I read a very interesting piece about the protests which have been sweeping across the major cities of Turkey. It seems that if you hold a people down with a heavy authoritative fist, they will eventually rise up and strike back. In this case, the Turks are doing so peacefully - despite the very violent attacks by the police forces.
Let's check out how the mood of the people has changed in Turkey. It reminds me alot of the Occupy protests we had here in the USA. Join me below the Kospaghetti.
“Well, we are just filling light bulbs with paint,” said my friend, a cafe owner in Cihangir, the Soho of Istanbul. Speaking to me on the phone, she sounded as relaxed as if she was baking an apple pie. “You know,” she continued, “the only way to stop a TOMA is to throw paint on its window so that the vehicle loses orientation.”An ingenious thing these paint-filled light bulbs. Throw a few of them onto the windshield of a TOMA - a water cannon vehicle - and you blind the occupants' from seeing where to aim their cannon.

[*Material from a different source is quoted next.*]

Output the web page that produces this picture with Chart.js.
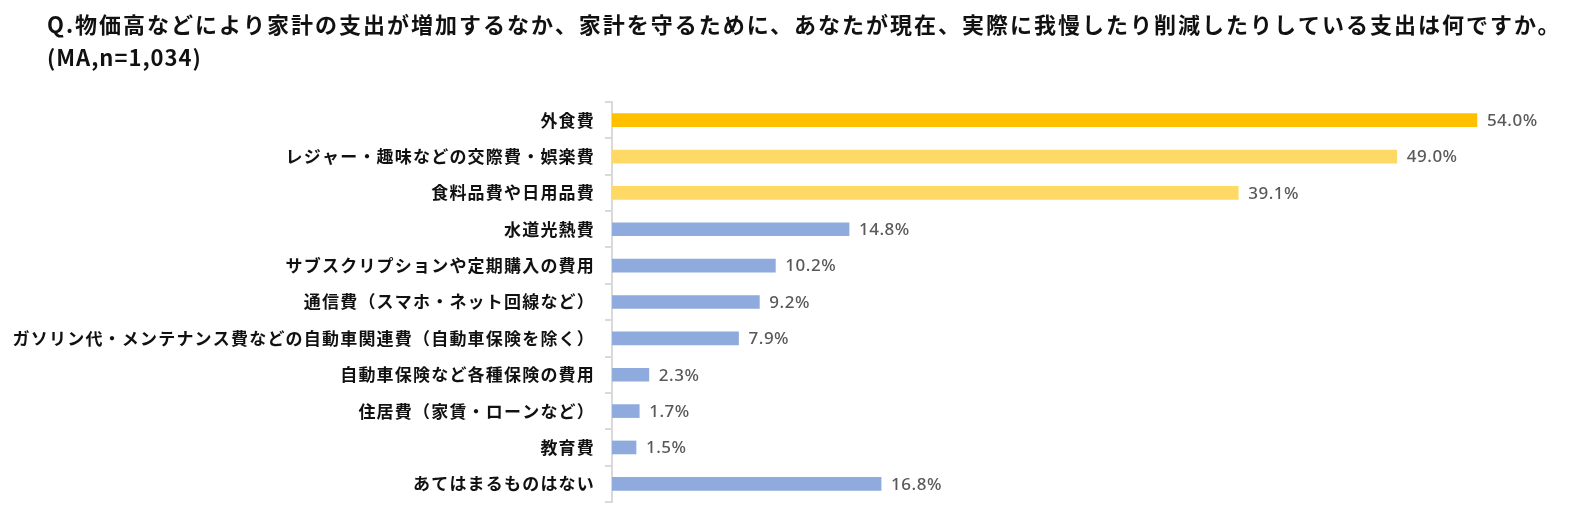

And while the methods being used will harm nobody, what strikes the author of this really cool and informative article from which I'm quoting is the change in the mood of the people. Before the protests started, people lived in fear of what their government might do to them if they spoke against it. People were being jailed because of what they were saying.
Now, much of that has changed - at least among those who are actively protesting. It seems as though they have thrown off the yoke of oppression and are calmly going about the business of changing their government and their society. In fact, the Turkish People have united as never before:
As a writer and a journalist I followed the Egyptian and Tunisian uprisings. As I wrote at the time, Arab people killed their fear and I saw how it transformed them from silent crowds to peoples who believe in themselves. This is what has been happening in the last six days in Turkey. Teenage girls standing in front of TOMAs, kids throwing tear gas capsules back to the police, rich lawyers throwing stones at the cops, football fans rescuing rival fans from police, the ultra-nationalists struggling arm in arm with Kurdish activists. . . these were all scenes I witnessed. Those who wanted to kill each other last week became – no exaggeration – comrades on the streets. People not only overcame their fear of authority but they also killed the fear of the “other”.When people who were once at odds with each other unite to become a larger group at odds with their government - change is in the air. Good change.
My final "fair use" quote from this article - which you really SHOULD read - is moving:
In Taksim Square, on the building of Atatürk Cultural Center, some people are hanging a huge banner. There are only two words on it: “Don’t surrender!”Good advice for them. And for us.